- 08 Mar 2012
- Working Paper Summaries
Customer-Driven Misconduct: How Competition Corrupts Business Practices
Overview — Competition is typically thought to generate many positive outcomes including lower prices and higher productivity. But competition can also lead firms to increase quality for their customers in ways that are both illegal and socially costly. This paper examines the impact of competition on the vehicle emissions testing market, and finds that firm misconduct increases with competitive pressure and the threat of losing customers to rival firms. These results have serious implications for policy makers and managers. This paper is among the first to empirically demonstrate that increased competition can motivate firms to provide illicit quality to avoid losing business. Key concepts include:
- Firms seeking to enforce legal and ethical conduct among managers and employees must be especially vigilant when operating in highly competitive markets.
- Increased competition within markets may encourage competitors to cross legal boundaries in ways that threaten the profits of legally compliant firms.
- In the absence of effective monitoring by government institutions, firms may benefit from privately monitoring their competitors' behavior to ensure that rivals do not maintain a competitive advantage through illicit actions.
- Policy makers must carefully consider the optimal market structure for industries in which illicit actions yield cost reductions or are demanded by customers.
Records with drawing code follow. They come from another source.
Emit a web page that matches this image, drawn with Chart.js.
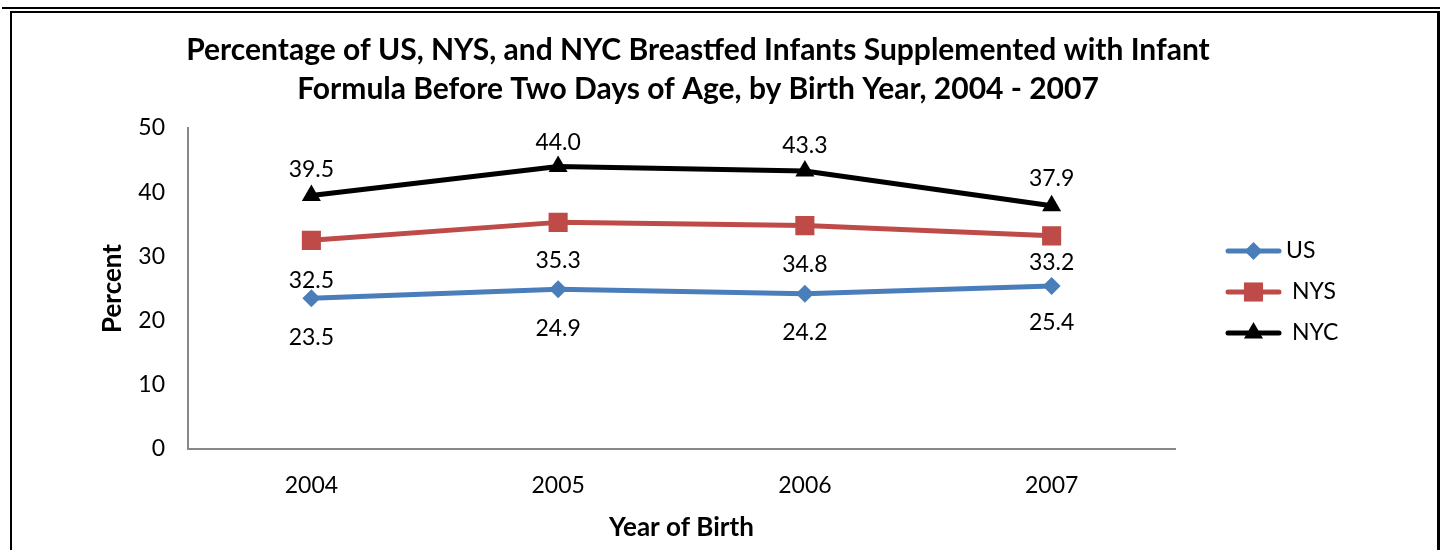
<!DOCTYPE html>
<html>
<head>
<meta charset="utf-8">
<script src="https://cdn.jsdelivr.net/npm/chart.js@4/dist/chart.umd.min.js"></script>
<style>
  body { margin: 0; background: #fff; width: 1448px; height: 550px; overflow: hidden; position: relative; }
  #topline { position: absolute; left: 2px; top: 7px; width: 1438px; height: 2px; background: #000; }
  #box { position: absolute; left: 10px; top: 11px; width: 1425px; height: 560px;
         border-left: 2px solid #000; border-top: 2px solid #000; border-right: 3px solid #000; }
  #chart { position: absolute; left: 12px; top: 13px; }
</style>
</head>
<body>
<div id="topline"></div>
<div id="box"></div>
<canvas id="chart" width="1372" height="537"></canvas>
<script>
// chart data
const years = ['2004', '2005', '2006', '2007'];
const usValues = [23.5, 24.9, 24.2, 25.4];
const nysValues = [32.5, 35.3, 34.8, 33.2];
const nycValues = [39.5, 44.0, 43.3, 37.9];
const yTicks = [0, 10, 20, 30, 40, 50];

const FONT = 'Lato, "Noto Sans", sans-serif';

// value labels next to each point
const valueLabels = {
    id: 'valueLabels',
    afterDatasetsDraw(chart) {
        const ctx = chart.ctx;
        ctx.save();
        ctx.font = '23px ' + FONT;
        ctx.fillStyle = '#000';
        ctx.textAlign = 'center';
        ctx.textBaseline = 'middle';
        chart.data.datasets.forEach(function(ds, i) {
            const meta = chart.getDatasetMeta(i);
            meta.data.forEach(function(pt, j) {
                ctx.fillText(ds.data[j].toFixed(1), pt.x, pt.y + ds.labelOffset[j]);
            });
        });
        ctx.restore();
    }
};

// legend on the right, line + marker like the original
const sideLegend = {
    id: 'sideLegend',
    afterDraw(chart) {
        const ctx = chart.ctx;
        const rows = [238, 279, 320];
        const textX = [1274, 1280, 1280];
        ctx.save();
        chart.data.datasets.forEach(function(ds, i) {
            const y = rows[i];
            ctx.strokeStyle = ds.borderColor;
            ctx.lineWidth = 5;
            ctx.lineCap = 'round';
            ctx.beginPath();
            ctx.moveTo(1216, y);
            ctx.lineTo(1267, y);
            ctx.stroke();
            ctx.fillStyle = ds.pointBackgroundColor;
            Chart.helpers.drawPoint(ctx, {
                pointStyle: ds.pointStyle, radius: ds.pointRadius, rotation: 0, borderWidth: 0
            }, 1241.5, y);
            ctx.fillStyle = '#000';
            ctx.font = '23px ' + FONT;
            ctx.textAlign = 'left';
            ctx.textBaseline = 'middle';
            ctx.fillText(ds.label, textX[i], y);
        });
        ctx.restore();
    }
};

new Chart(document.getElementById('chart'), {
    type: 'line',
    data: {
        labels: years,
        datasets: [
            {
                label: 'US', data: usValues,
                borderColor: '#4a7ebb', backgroundColor: '#4a7ebb', pointBackgroundColor: '#4a7ebb',
                pointStyle: 'rectRot', pointRadius: 9, borderWidth: 5, labelOffset: [39, 39, 39, 37]
            },
            {
                label: 'NYS', data: nysValues,
                borderColor: '#be4b48', backgroundColor: '#be4b48', pointBackgroundColor: '#be4b48',
                pointStyle: 'rect', pointRadius: 13.5, borderWidth: 5, labelOffset: [40, 38, 39, 27]
            },
            {
                label: 'NYC', data: nycValues,
                borderColor: '#000', backgroundColor: '#000', pointBackgroundColor: '#000',
                pointStyle: 'triangle', pointRadius: 11, borderWidth: 5, labelOffset: [-26, -24, -25, -27]
            }
        ]
    },
    options: {
        responsive: false,
        animation: false,
        devicePixelRatio: 1,
        layout: { padding: 0 },
        datasets: {
            line: {
                pointBorderWidth: 0,
                borderJoinStyle: 'round',
                borderCapStyle: 'round',
                tension: 0,
                pointHoverRadius: 9
            }
        },
        plugins: {
            legend: { display: false },
            tooltip: { enabled: false },
            title: {
                display: true,
                text: ['Percentage of US, NYS, and NYC Breastfed Infants Supplemented with Infant',
                       'Formula Before Two Days of Age, by Birth Year, 2004 - 2007'],
                color: '#000',
                font: { family: FONT, size: 30, weight: 'bold', lineHeight: 1.3 },
                padding: { top: 17.5, bottom: 19.5 }
            }
        },
        scales: {
            x: {
                offset: true,
                grid: { display: false, drawTicks: false },
                border: { color: '#888', width: 2 },
                ticks: { color: '#000', font: { family: FONT, size: 23 }, padding: 23 },
                title: {
                    display: true, text: 'Year of Birth', color: '#000',
                    font: { family: FONT, size: 26, weight: 'bold' },
                    padding: { top: 0, bottom: 7 }
                },
                afterFit(s) { s.height = 101; }
            },
            y: {
                min: 0, max: 50,
                grid: { display: false, drawTicks: false },
                border: { color: '#888', width: 2 },
                ticks: { color: '#000', font: { family: FONT, size: 23 }, padding: 23, stepSize: 10,
                         callback: function(v) { return yTicks.includes(v) ? v : ''; } },
                title: {
                    display: true, text: 'Percent', color: '#000',
                    font: { family: FONT, size: 26, weight: 'bold' },
                    padding: { top: 85, bottom: 0 }
                },
                afterFit(s) { s.width = 176; }
            },
            // empty axis that only keeps room for the legend
            side: {
                type: 'linear', position: 'right', display: true,
                grid: { display: false, drawTicks: false },
                border: { display: false },
                ticks: { display: false },
                afterFit(s) { s.width = 209; }
            }
        }
    },
    plugins: [valueLabels, sideLegend]
});
</script>
</body>
</html>
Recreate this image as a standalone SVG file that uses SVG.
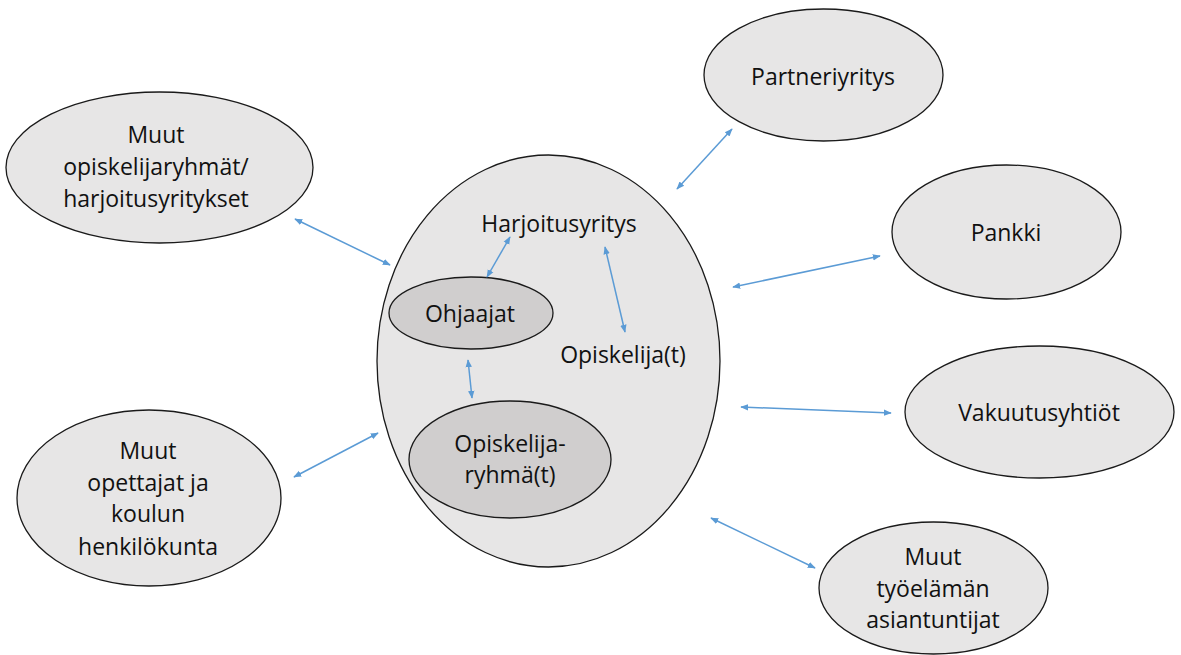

While competition may yield lower prices and better choice for customers, it may also bring the increased social costs of illegal behavior by firms.
- Since managers may be under considerable pressure to cross legal and ethical lines when market competition is high, avoiding government sanctions requires top managers and owners to strengthen monitoring and governance mechanisms to ensure legal compliance.
- Managers must understand that government policy, firm decisions, or exogenous factors that increase market rivalry may necessitate the monitoring of competitors' behavior. The failure to do so may allow these rivals to gain advantage through illicit strategies, particularly under institutional regimes where regulatory monitoring or enforcement is weak.
Competition among firms can have many positive outcomes, including decreased prices and improved quality. Yet competition can have a darker side when firms can gain competitive advantage through illicit and corrupt activities. In this paper, we argue that competition can lead organizations to provide illicit quality that satisfies customer demand but violates laws and regulations and that this outcome is particularly likely when price competition is restricted. Using 28 million vehicle emissions tests from more than 11,000 facilities, we show that increased competition is associated with greater inspection leniency, a form of illicit quality that customers value but is illegal and socially costly. Firms with greater numbers of local competitors pass customers at considerably higher rates and are more likely to lose customers they fail to pass, suggesting that the alternatives that competition provides to customers intensify pressure to illegally provide leniency. We also show that, at least in contexts when pricing is restricted, firms use illicit quality as an entry strategy.